Hovorka reflected this sentiment later in the debate, saying: “We try to regulate cities as a snapshot, but we need to take a dynamic position to see cities as a flow of people, tourists, citizens, goods to maximise the use of infrastructure.”
Baldwin pointed to transactional transparency in the housing sector as a route to dynamic understandings of our cities, allowing real-time responses to emerging issues.
Collaboration as cities evolve
The debate set the scene for the new Future of Cities Coalition, a new pan-European initiative aimed at fostering cross-sector dialogue and encouraging more coordinated approaches to housing, tourism and urban planning.
Throughout the debate, speakers repeatedly returned to the importance of better data, stronger partnerships and more integrated policymaking to manage the pressures facing Europe’s cities.

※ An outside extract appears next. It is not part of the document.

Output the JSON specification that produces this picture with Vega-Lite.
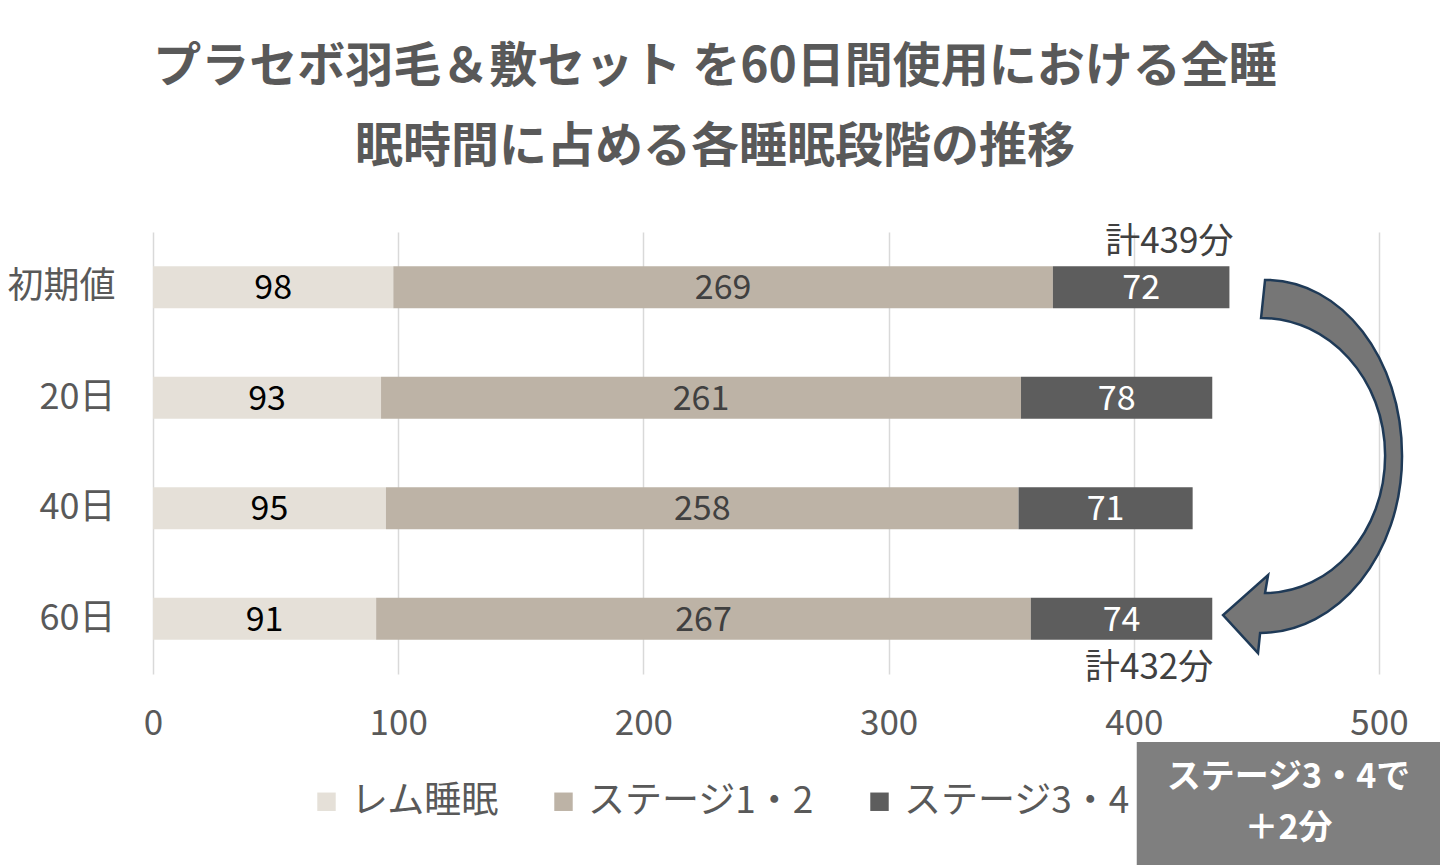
{
  "$schema": "https://vega.github.io/schema/vega-lite/v6.json",
  "autosize": {"type": "none"},
  "width": 1226,
  "height": 442,
  "padding": {"left": 153, "top": 232, "right": 61, "bottom": 191},
  "background": "white",
  "config": {
    "font": "Noto Sans CJK JP",
    "view": {"stroke": null},
    "axis": {"labelFont": "Noto Sans CJK JP", "labelColor": "#595959"}
  },
  "title": {
    "text": ["プラセボ羽毛＆敷セット を60日間使用における全睡", "眠時間に占める各睡眠段階の推移"],
    "fontSize": 48,
    "fontWeight": "bold",
    "color": "#595959",
    "lineHeight": 80,
    "anchor": "middle",
    "frame": "group",
    "dx": -51,
    "offset": 53
  },
  "layer": [
    {
      "layer": [
        {
          "data": {"name": "sleep", "values": [
            {"period": "初期値", "stage": "レム睡眠", "order": 1, "minutes": 98},
            {"period": "初期値", "stage": "ステージ1・2", "order": 2, "minutes": 269},
            {"period": "初期値", "stage": "ステージ3・4", "order": 3, "minutes": 72},
            {"period": "20日", "stage": "レム睡眠", "order": 1, "minutes": 93},
            {"period": "20日", "stage": "ステージ1・2", "order": 2, "minutes": 261},
            {"period": "20日", "stage": "ステージ3・4", "order": 3, "minutes": 78},
            {"period": "40日", "stage": "レム睡眠", "order": 1, "minutes": 95},
            {"period": "40日", "stage": "ステージ1・2", "order": 2, "minutes": 258},
            {"period": "40日", "stage": "ステージ3・4", "order": 3, "minutes": 71},
            {"period": "60日", "stage": "レム睡眠", "order": 1, "minutes": 91},
            {"period": "60日", "stage": "ステージ1・2", "order": 2, "minutes": 267},
            {"period": "60日", "stage": "ステージ3・4", "order": 3, "minutes": 74}
          ]},
          "mark": {"type": "bar"},
          "encoding": {
            "y": {"field": "period", "type": "nominal",
              "scale": {"domain": ["初期値", "20日", "40日", "60日"], "paddingInner": 0.62, "paddingOuter": 0.31},
              "axis": {"title": null, "domain": false, "ticks": false, "labelFontSize": 36, "labelPadding": 38, "labelColor": "#595959"}},
            "x": {"field": "minutes", "type": "quantitative", "stack": "zero",
              "scale": {"domain": [0, 500], "nice": false},
              "axis": {"title": null, "domain": false, "ticks": false, "values": [0, 100, 200, 300, 400, 500],
                "labelFlush": false, "labelFontSize": 35, "labelPadding": 32, "labelColor": "#595959",
                "gridColor": "#d9d9d9", "gridWidth": 1.5}},
            "color": {"field": "stage", "type": "nominal",
              "scale": {"domain": ["レム睡眠", "ステージ1・2", "ステージ3・4"], "range": ["#e5e0d8", "#bdb3a6", "#5d5d5d"]},
              "legend": {"title": null, "orient": "none", "direction": "horizontal", "legendX": 155, "legendY": 551,
                "symbolType": "square", "symbolSize": 340, "symbolStrokeWidth": 0, "labelLimit": 400,
                "labelFontSize": 37, "labelColor": "#595959", "labelOffset": 6, "columnPadding": 46}},
            "order": {"field": "order"}
          }
        },
        {
          "data": {"name": "sleep"},
          "transform": [
            {"stack": "minutes", "groupby": ["period"], "sort": [{"field": "order"}], "as": ["x0", "x1"]},
            {"calculate": "(datum.x0 + datum.x1) / 2", "as": "mid"}
          ],
          "mark": {"type": "text", "fontSize": 34, "baseline": "middle", "align": "center", "dy": 2},
          "encoding": {
            "y": {"field": "period", "type": "nominal"},
            "x": {"field": "mid", "type": "quantitative"},
            "text": {"field": "minutes"},
            "color": {
              "condition": [
                {"test": "datum.stage === 'ステージ3・4'", "value": "#ffffff"},
                {"test": "datum.stage === 'ステージ1・2'", "value": "#404040"}
              ],
              "value": "#000000"
            }
          }
        },
        {
          "data": {"values": [{"period": "初期値", "total": 439, "label": "計439分"}]},
          "mark": {"type": "text", "fontSize": 35, "baseline": "middle", "align": "right", "dy": -45, "dx": 4, "color": "#404040"},
          "encoding": {
            "y": {"field": "period", "type": "nominal"},
            "x": {"field": "total", "type": "quantitative"},
            "text": {"field": "label"}
          }
        },
        {
          "data": {"values": [{"period": "60日", "total": 432, "label": "計432分"}]},
          "mark": {"type": "text", "fontSize": 35, "baseline": "middle", "align": "right", "dy": 49, "dx": 1, "color": "#404040"},
          "encoding": {
            "y": {"field": "period", "type": "nominal"},
            "x": {"field": "total", "type": "quantitative"},
            "text": {"field": "label"}
          }
        }
      ]
    },
    {
      "data": {"values": [{"note": "ステージ3・4で＋2分"}]},
      "layer": [
        {
          "mark": {"type": "point", "filled": true, "fill": "#767676", "stroke": "#1f3a57", "strokeWidth": 2.5, "opacity": 1,
            "shape": "M-0.25,-0.982C0.157,-0.982,0.471,-0.567,0.471,-0.055C0.471,0.46,0.136,0.876,-0.276,0.876L-0.287,0.982L-0.471,0.782L-0.234,0.571L-0.25,0.666C0.099,0.666,0.382,0.342,0.382,-0.058C0.382,-0.457,0.09,-0.782,-0.271,-0.782Z",
            "size": 144400},
          "encoding": {
            "x": {"datum": 472.9, "type": "quantitative"},
            "y": {"datum": 2.122, "type": "quantitative", "scale": {"domain": [0, 4], "reverse": true, "nice": false, "zero": false}, "axis": null}
          }
        },
        {
          "mark": {"type": "rect", "fill": "#7f7f7f", "clip": false},
          "encoding": {
            "x": {"datum": 401.2, "type": "quantitative"},
            "x2": {"datum": 526},
            "y": {"datum": 4.615, "type": "quantitative"},
            "y2": {"datum": 5.75}
          }
        },
        {
          "mark": {"type": "text", "text": ["ステージ3・4で", "＋2分"], "fontSize": 34, "fontWeight": "bold", "color": "#ffffff", "lineHeight": 51, "baseline": "middle", "align": "center"},
          "encoding": {
            "x": {"datum": 463.1, "type": "quantitative"},
            "y": {"datum": 4.94, "type": "quantitative"}
          }
        }
      ]
    }
  ],
  "resolve": {"scale": {"y": "independent"}}
}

Rather than treating housing, tourism and mobility as separate policy areas, panellists emphasised the need for coordinated strategies that reflect how cities function as interconnected systems.
The new Future of Cities Coalition was presented as one step towards that goal, supporting cross-sector partnerships by bringing together policymakers, researchers and industry stakeholders to share knowledge and collaborate on new approaches to urban challenges.
As European cities continue to grow, the debate in Brussels underscored a central challenge for policymakers: supporting urban growth strengthens communities rather than placing them under greater strain.